Business intelligence has broadened its reach in recent years. The limitations that have defined the software throughout its early development have fallen away, with developers taking many interesting new approaches. The general amount of information that can fuel insight is spiking due to the development of big data analytics, and dashboards are becoming highly portable through mobile BI initiatives. The profile of the analytics user has broadened considerably in the past few years as well, with self service BI tools filtering throughout business structures. IT leaders might want an in-depth roadmap to figure out which trends suit their unique analytics needs.

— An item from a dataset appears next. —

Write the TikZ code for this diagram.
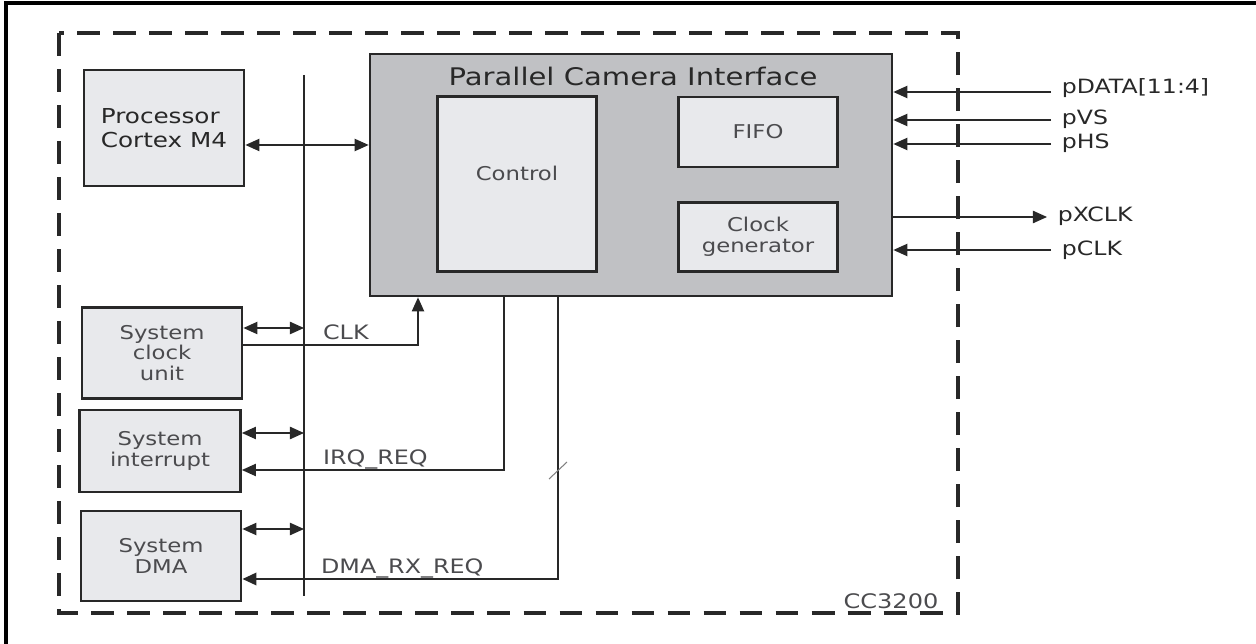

Forrester recently released some of the details from its business intelligence research, hoping to explain a few of the more in-depth uses for BI. Analyst Charles Green stated that businesses will enhance the scope of their analytics plans in the years ahead. He noted that even some of the most basic components of analytics, including dashboards and reporting capability, are not in place across the board. In Green's view, IT leaders will ramp up their engagement with the technology, moving through standard deployments and equipping them with more powerful features. This means capabilities like prediction, now little used by businesses, will become more popular in a hurry.
As for whether or not BI will continue to be a high priority, Green stated that new projects will indeed receive the support they need. He attributed this to a gradual takeover of business decision-making by a stats-based approach, with leaders eventually dedicating ample effort to making their business intelligence plans superior to rivals'. Green cited the "confluence and combination" of different analytics threads rather than some sort of monolithic new approach. Companies can mix and match advanced projects and find out which ones are most important for their industries. Chances are, something will click, no matter the type of company in question.

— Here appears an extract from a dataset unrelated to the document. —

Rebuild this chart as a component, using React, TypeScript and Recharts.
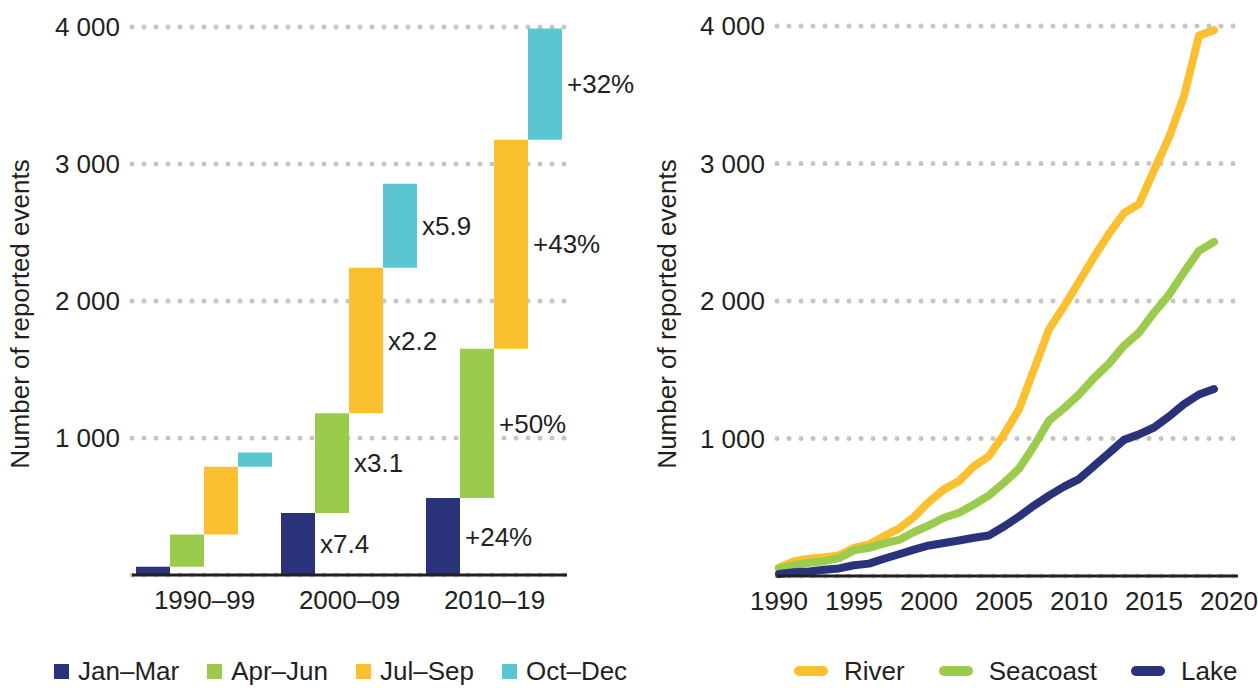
import React from 'react';
import {
  BarChart,
  Bar,
  LineChart,
  Line,
  XAxis,
  YAxis,
  CartesianGrid,
  LabelList,
} from 'recharts';

// Left panel: reported events per quarter, by decade (counts, not cumulative)
const decades = ['1990–99', '2000–09', '2010–19'];
const janMar = [61, 452, 562];
const aprJun = [235, 728, 1090];
const julSep = [494, 1063, 1525];
const octDec = [104, 613, 812];
const janMarChange = ['', 'x7.4', '+24%'];
const aprJunChange = ['', 'x3.1', '+50%'];
const julSepChange = ['', 'x2.2', '+43%'];
const octDecChange = ['', 'x5.9', '+32%'];

// Right panel: yearly series
const years = [
  1990, 1991, 1992, 1993, 1994, 1995, 1996, 1997, 1998, 1999,
  2000, 2001, 2002, 2003, 2004, 2005, 2006, 2007, 2008, 2009,
  2010, 2011, 2012, 2013, 2014, 2015, 2016, 2017, 2018, 2019,
];
const river = [
  60, 108, 125, 137, 149, 205, 229, 290, 345, 430,
  540, 630, 690, 799, 872, 1030, 1212, 1503, 1794, 1960,
  2140, 2320, 2490, 2640, 2705, 2950, 3190, 3490, 3930, 3970,
];
const seacoast = [
  55, 79, 96, 108, 130, 186, 205, 237, 262, 320,
  368, 424, 460, 520, 586, 678, 780, 945, 1130, 1220,
  1320, 1440, 1545, 1675, 1770, 1915, 2045, 2210, 2365, 2430,
];
const lake = [
  15, 28, 33, 45, 55, 78, 90, 125, 158, 192,
  222, 240, 258, 278, 295, 360, 433, 512, 585, 650,
  705, 800, 895, 990, 1030, 1080, 1160, 1250, 1320, 1360,
];

const yTicks = [1000, 2000, 3000, 4000];
const xTicks = [1990, 1995, 2000, 2005, 2010, 2015, 2020];

const NAVY = '#2a327a';
const GREEN = '#9acb4c';
const YELLOW = '#fbc02f';
const TEAL = '#5bc6d1';
const TEXT = '#231f20';
const GRID = '#c6c6c6';
const FONT = "'Liberation Sans', Arial, sans-serif";

const quarters = [
  { key: 'janMar', name: 'Jan–Mar', color: NAVY },
  { key: 'aprJun', name: 'Apr–Jun', color: GREEN },
  { key: 'julSep', name: 'Jul–Sep', color: YELLOW },
  { key: 'octDec', name: 'Oct–Dec', color: TEAL },
];

const places = [
  { key: 'river', name: 'River', color: YELLOW },
  { key: 'seacoast', name: 'Seacoast', color: GREEN },
  { key: 'lake', name: 'Lake', color: NAVY },
];

// floating (waterfall) ranges stacked within each decade
const barData = decades.map((decade, i) => {
  const a = janMar[i];
  const b = a + aprJun[i];
  const c = b + julSep[i];
  const d = c + octDec[i];
  return {
    decade,
    janMar: [0, a],
    aprJun: [a, b],
    julSep: [b, c],
    octDec: [c, d],
    janMarLabel: janMarChange[i],
    aprJunLabel: aprJunChange[i],
    julSepLabel: julSepChange[i],
    octDecLabel: octDecChange[i],
  };
});

const lineData = years.map((year, i) => ({
  year,
  river: river[i],
  seacoast: seacoast[i],
  lake: lake[i],
}));

const fmt = (v: number) => String(v).replace(/\B(?=(\d{3})+(?!\d))/g, ' ');

const tickStyle = { fill: TEXT, fontSize: 26, fontFamily: FONT };

const yLabel = (dx: number) => ({
  value: 'Number of reported events',
  angle: -90,
  position: 'center' as const,
  dx,
  dy: 13,
  style: { fill: TEXT, fontSize: 26, fontFamily: FONT, textAnchor: 'middle' as const },
});

const App: React.FC = () => {
  return (
    <div
      style={{
        position: 'absolute',
        left: 0,
        top: 0,
        width: 1258,
        height: 688,
        background: '#fff',
        fontFamily: FONT,
        color: TEXT,
        overflow: 'hidden',
      }}
    >
      <div style={{ position: 'absolute', left: 0, top: 0 }}>
        <BarChart
          width={640}
          height={688}
          data={barData}
          margin={{ top: 27, right: 73, left: 0, bottom: 0 }}
          barGap={0}
          barCategoryGap={4}
        >
          <CartesianGrid
            vertical={false}
            stroke={GRID}
            strokeWidth={5}
            strokeDasharray="0 12"
            strokeLinecap="round"
          />
          <XAxis
            dataKey="decade"
            height={113}
            tick={tickStyle}
            tickSize={0}
            tickMargin={16}
            axisLine={{ stroke: TEXT, strokeWidth: 3 }}
            tickLine={false}
          />
          <YAxis
            width={132}
            domain={[0, 4000]}
            ticks={yTicks}
            tickFormatter={fmt}
            tick={tickStyle}
            tickSize={0}
            tickMargin={12}
            axisLine={false}
            tickLine={false}
            label={yLabel(-46)}
          />
          {quarters.map((q) => (
            <Bar key={q.key} dataKey={q.key} fill={q.color} isAnimationActive={false}>
              <LabelList
                dataKey={`${q.key}Label`}
                position="right"
                offset={5}
                style={{ fill: TEXT, fontSize: 26, fontFamily: FONT }}
              />
            </Bar>
          ))}
        </BarChart>
      </div>

      <div style={{ position: 'absolute', left: 640, top: 0 }}>
        <LineChart
          width={618}
          height={688}
          data={lineData}
          margin={{ top: 26, right: 20, left: 0, bottom: 0 }}
        >
          <CartesianGrid
            vertical={false}
            stroke={GRID}
            strokeWidth={5}
            strokeDasharray="0 12"
            strokeLinecap="round"
          />
          <XAxis
            dataKey="year"
            type="number"
            domain={[1990, 2020]}
            ticks={xTicks}
            interval={0}
            padding={{ left: 2, right: 9 }}
            height={112}
            tick={tickStyle}
            tickSize={0}
            tickMargin={16}
            axisLine={{ stroke: TEXT, strokeWidth: 3 }}
            tickLine={false}
          />
          <YAxis
            width={137}
            domain={[0, 4000]}
            ticks={yTicks}
            tickFormatter={fmt}
            tick={tickStyle}
            tickSize={0}
            tickMargin={12}
            axisLine={false}
            tickLine={false}
            label={yLabel(-42)}
          />
          {places.map((p) => (
            <Line
              key={p.key}
              type="linear"
              dataKey={p.key}
              stroke={p.color}
              strokeWidth={8}
              strokeLinecap="round"
              strokeLinejoin="round"
              dot={false}
              isAnimationActive={false}
            />
          ))}
        </LineChart>
      </div>

      {/* legends */}
      <div
        style={{
          position: 'absolute',
          left: 54,
          top: 658,
          display: 'flex',
          alignItems: 'center',
          gap: 28,
          fontSize: 26,
          lineHeight: '26px',
          whiteSpace: 'nowrap',
        }}
      >
        {quarters.map((q) => (
          <div key={q.key} style={{ display: 'flex', alignItems: 'center', gap: 9 }}>
            <div style={{ width: 15, height: 15, background: q.color }} />
            <span>{q.name}</span>
          </div>
        ))}
      </div>
      <div
        style={{
          position: 'absolute',
          left: 794,
          top: 658,
          display: 'flex',
          alignItems: 'center',
          gap: 34,
          fontSize: 26,
          lineHeight: '26px',
          whiteSpace: 'nowrap',
        }}
      >
        {places.map((p) => (
          <div key={p.key} style={{ display: 'flex', alignItems: 'center', gap: 16 }}>
            <div style={{ width: 34, height: 10, borderRadius: 5, background: p.color }} />
            <span>{p.name}</span>
          </div>
        ))}
      </div>
    </div>
  );
};

export default App;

Determining corporate outcomes
As business intelligence programs assume their new role as competitive difference-makers, the various decisions relating to their deployment will become more pressing than ever. New options like the Software-as-a-Service deployment model could make a huge impact in this area, helping businesses change their tactics and deploy new approaches without making a massive one-time dent in the capital expenses budget or taking time to install new hardware and software. Cloud BI models may help IT leaders install the unique capabilities they need in a more timely, efficient manner. As BI becomes a corporate mainstay, such efforts to improve its use could excel.